While it may be true, that a livery stable in a city or town is not per se a nuisance, "yet it becomes so if so kept or used as to destroy the comfort of owners and occupants of adjacent premises, and so as to impair the value of their property." (13 Am. & Eng. Ency. of Law, p. 935). A livery stable in close proximity to an existing residence may be injurious to the comfort and even health of the occupants by the permeation of deleterious gases and by the near deposit of offal removed therefrom. (Shiras v. Olinger, 50 Iowa, 571; 32 Am. Rep. 138, and note). As cities are constructed, the division of the territory is into blocks bounded by streets. The persons, who will be injuriously affected by a livery stable, so kept as to be a nuisance, are those whose residences are in the same block where the stable is located. The prohibition against the location of a stable in a residence block is for the benefit of those who reside there. If those for whose benefit the prohibition is created, make no objection to the location of such a stable in their midst, an enforcement of the prohibition as to that block would seem to be unnecessary.

By section 49 the lot owners are not clothed with the power to locate livery stables, but are merely given the privilege of consenting, that an existing ordinance against the location of a livery stable in such a block as theirs may not be enforced as against their block. They are simply allowed to waive the right to insist upon the enforcement of a legal prohibition which was adopted for their benefit and comfort.
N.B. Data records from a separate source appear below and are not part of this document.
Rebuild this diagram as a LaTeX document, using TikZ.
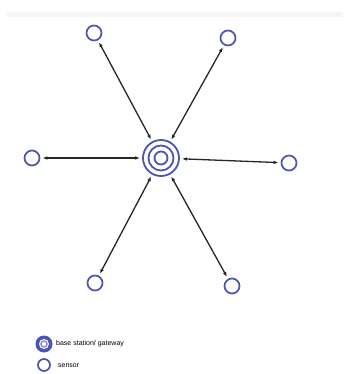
\documentclass[tikz,border=0pt]{standalone}
\usepackage{fontspec}
\setmainfont{Liberation Sans}
\usetikzlibrary{arrows.meta}
\definecolor{ringblue}{HTML}{4A54B4}
\definecolor{ringlight}{HTML}{8E96D8}

\begin{document}
\begin{tikzpicture}[x=1pt, y=-1pt,
          sens/.style={circle, draw=ringblue, line width=1.7pt, minimum size=15pt, inner sep=0pt},
          ring/.style={circle, draw=ringblue, line width=1.8pt, inner sep=0pt},
          lbl/.style={font=\fontsize{7}{8}\selectfont, anchor=west, inner sep=0pt},
          arr/.style={{Latex[length=5pt,width=3.6pt]}-{Latex[length=5pt,width=3.6pt]}, line width=1.3pt, black!85, shorten <=2pt, shorten >=2pt}]
        \useasboundingbox (0,0) rectangle (343,374);
        \fill[black!4] (7,12) rectangle (343,17);
        % base station
        \node[ring, minimum size=36pt] (bs) at (161,158) {};
        \node[ring, minimum size=25pt] at (bs) {};
        \node[ring, minimum size=13pt] at (bs) {};
        % sensors
        \node[sens] (s1) at (94,33) {};
        \node[sens] (s2) at (228,38) {};
        \node[sens] (s3) at (32,158) {};
        \node[sens] (s4) at (289,163) {};
        \node[sens] (s5) at (95,283) {};
        \node[sens] (s6) at (232,286) {};
        \foreach \s in {s1,s2,s3,s4,s5,s6} {\draw[arr] (\s) -- (bs);}
        % legend
        \node[circle, fill=ringblue, minimum size=17pt, inner sep=0pt] (lbs) at (44,344) {};
        \node[circle, fill=white, minimum size=10pt, inner sep=0pt] at (lbs) {};
        \node[circle, draw=ringlight, line width=1.6pt, minimum size=6pt, inner sep=0pt] at (lbs) {};
        \node[lbl] (tbs) at (56,344) {base station/ gateway};
        \node[sens, minimum size=12pt] (lsn) at (44,365) {};
        \node[lbl] (tsn) at (58,366) {sensor};
      \end{tikzpicture}
\end{document}
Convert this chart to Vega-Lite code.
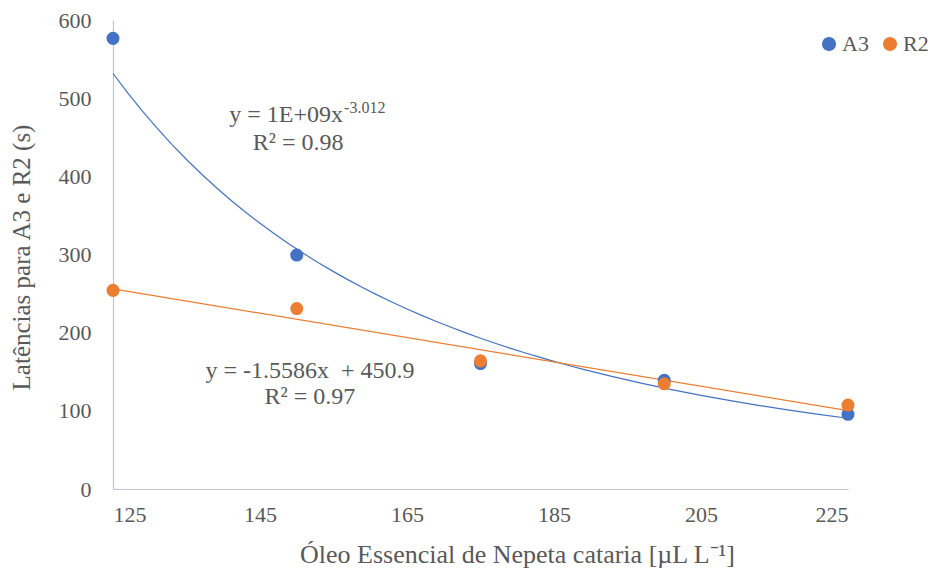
{
  "$schema": "https://vega.github.io/schema/vega-lite/v6.json",
  "width": 735,
  "height": 469,
  "autosize": "none",
  "padding": {"left": 113, "top": 20, "right": 82, "bottom": 85},
  "background": "white",
  "config": {
    "view": {"stroke": null},
    "font": "Liberation Serif",
    "text": {"font": "Liberation Serif", "fontWeight": "normal", "color": "#595959", "invalid": null},
    "axis": {
      "grid": false,
      "ticks": false,
      "domainColor": "#BCC6D6",
      "domainWidth": 1.2,
      "labelFont": "Liberation Serif",
      "labelFontSize": 22,
      "labelColor": "#595959",
      "titleFont": "Liberation Serif",
      "titleFontSize": 26,
      "titleFontWeight": "normal",
      "titleColor": "#595959"
    },
    "legend": {
      "orient": "none",
      "legendX": 705,
      "legendY": 13,
      "direction": "horizontal",
      "title": null,
      "labelFont": "Liberation Serif",
      "labelFontSize": 22,
      "labelColor": "#595959",
      "symbolType": "circle",
      "symbolSize": 200,
      "symbolStrokeWidth": 0,
      "labelOffset": 2,
      "columnPadding": 10
    }
  },
  "layer": [
    {
      "data": {
        "values": [
          {"oleo": 125, "latencia": 576.5, "serie": "A3"},
          {"oleo": 150, "latencia": 299.3, "serie": "A3"},
          {"oleo": 175, "latencia": 160.5, "serie": "A3"},
          {"oleo": 200, "latencia": 139.0, "serie": "A3"},
          {"oleo": 225, "latencia": 95.5, "serie": "A3"},
          {"oleo": 125, "latencia": 254.1, "serie": "R2"},
          {"oleo": 150, "latencia": 230.8, "serie": "R2"},
          {"oleo": 175, "latencia": 163.9, "serie": "R2"},
          {"oleo": 200, "latencia": 134.6, "serie": "R2"},
          {"oleo": 225, "latencia": 107.4, "serie": "R2"}
        ]
      },
      "encoding": {
        "x": {
          "field": "oleo",
          "type": "quantitative",
          "scale": {"domain": [125, 225], "nice": false, "zero": false},
          "axis": {
            "values": [125, 145, 165, 185, 205, 225],
            "labelPadding": 15,
            "title": "Óleo Essencial de Nepeta cataria [µL L⁻¹]",
            "titleX": 404,
            "titleY": 73,
            "titleBaseline": "alphabetic"
          }
        },
        "y": {
          "field": "latencia",
          "type": "quantitative",
          "scale": {"domain": [0, 600], "nice": false},
          "axis": {
            "values": [0, 100, 200, 300, 400, 500, 600],
            "labelPadding": 22,
            "title": "Latências para A3 e R2 (s)",
            "titleFontSize": 25,
            "titleX": -92,
            "titleY": 237,
            "titleBaseline": "middle"
          }
        }
      },
      "layer": [
        {
          "transform": [
            {"filter": "datum.serie === 'A3'"},
            {"regression": "latencia", "on": "oleo", "method": "pow", "extent": [125, 225]}
          ],
          "mark": {"type": "line", "color": "#4472C4", "strokeWidth": 1.2}
        },
        {
          "transform": [
            {"filter": "datum.serie === 'R2'"},
            {"regression": "latencia", "on": "oleo", "method": "linear", "extent": [125, 225]}
          ],
          "mark": {"type": "line", "color": "#ED7D31", "strokeWidth": 1.2}
        },
        {
          "mark": {"type": "circle", "size": 170, "opacity": 1},
          "encoding": {
            "color": {
              "field": "serie",
              "type": "nominal",
              "scale": {"domain": ["A3", "R2"], "range": ["#4472C4", "#ED7D31"]}
            },
            "order": {"field": "serie"}
          }
        }
      ]
    },
    {
      "data": {"values": [{"texto": "y = 1E+09x"}]},
      "mark": {"type": "text", "align": "right", "baseline": "alphabetic", "fontSize": 24},
      "encoding": {"x": {"datum": 156.3}, "y": {"datum": 469.9}, "text": {"field": "texto"}}
    },
    {
      "data": {"values": [{"texto": "-3.012"}]},
      "mark": {"type": "text", "align": "left", "baseline": "alphabetic", "fontSize": 16, "dx": 1},
      "encoding": {"x": {"datum": 156.3}, "y": {"datum": 480.5}, "text": {"field": "texto"}}
    },
    {
      "data": {"values": [{"texto": "R² = 0.98"}]},
      "mark": {"type": "text", "align": "center", "baseline": "alphabetic", "fontSize": 24},
      "encoding": {"x": {"datum": 150.2}, "y": {"datum": 433.7}, "text": {"field": "texto"}}
    },
    {
      "data": {"values": [{"texto": "y = -1.5586x\u00a0 + 450.9"}]},
      "mark": {"type": "text", "align": "center", "baseline": "alphabetic", "fontSize": 24},
      "encoding": {"x": {"datum": 151.8}, "y": {"datum": 142}, "text": {"field": "texto"}}
    },
    {
      "data": {"values": [{"texto": "R² = 0.97"}]},
      "mark": {"type": "text", "align": "center", "baseline": "alphabetic", "fontSize": 24},
      "encoding": {"x": {"datum": 151.8}, "y": {"datum": 108.7}, "text": {"field": "texto"}}
    }
  ]
}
It is competent for the legislature to pass a law, the ultimate operation of which may, by its own terms, be made to depend upon a contingency. (People v. Hoffman, 116 Ill. 587, and cases cited). As was said by the Supreme

Court of Pennsylvania in Locke's Appeal, 72 Pa. St. 491: "The true distinction * is this: The legislature cannot delegate its power to make a law; but it can make a law to delegate a power to determine some fact or state of things upon which the law makes, or intends to make, its own action depend." In the case at bar, the ordinance provides for a contingency, to-wit: the consent of a majority of the lot owners in the block, upon the happening of which the ordinance will be inoperative in certain localities. The operation of the ordinance is made to depend upon the fact of the consent of a majority of the lot owners, but the ordinance is complete in itself as passed. What are known as local option laws depend for their adoption or enforcement upon the votes of some portion of the people, and yet are not regarded as delegations of legislative power. (13 Am. & Eng. Ency. of Law, p. 991). Delegation of power to make the law is forbidden, as necessarily involving a discretion as to what the law shall be; but there can be no valid objection to a law, which confers an authority or discretion as to its execution, to be exercised under and in pursuance of the law itself. (Cincinnati, etc. Railroad Co. v. Comrs. of Clinton Co. 1 Ohio St. 77). Here, the provision in reference to the consent of the lot owners affects the execution of the ordinance rather than its enactment. (People v. Salomon, 51 Ill. 37; Bull v. Read, 13 Gratt. 78; Aurora v. United States, 7 Cranch, 382; Alcorn v. Hamer, 38 Miss. 652). The ordinance in question does not delegate to a majority of the lot owners the right to pass or even approve of it. On the contrary, their consent is in the nature of a condition subsequent, which may defeat the operation of the prohibition against the location of a livery stable in a block where two-thirds of the buildings are devoted to exclusive residence purposes but which was never intended to confer upon the ordinance validity as an expression of the legislative will. (Alcorn v. Hamer, supra).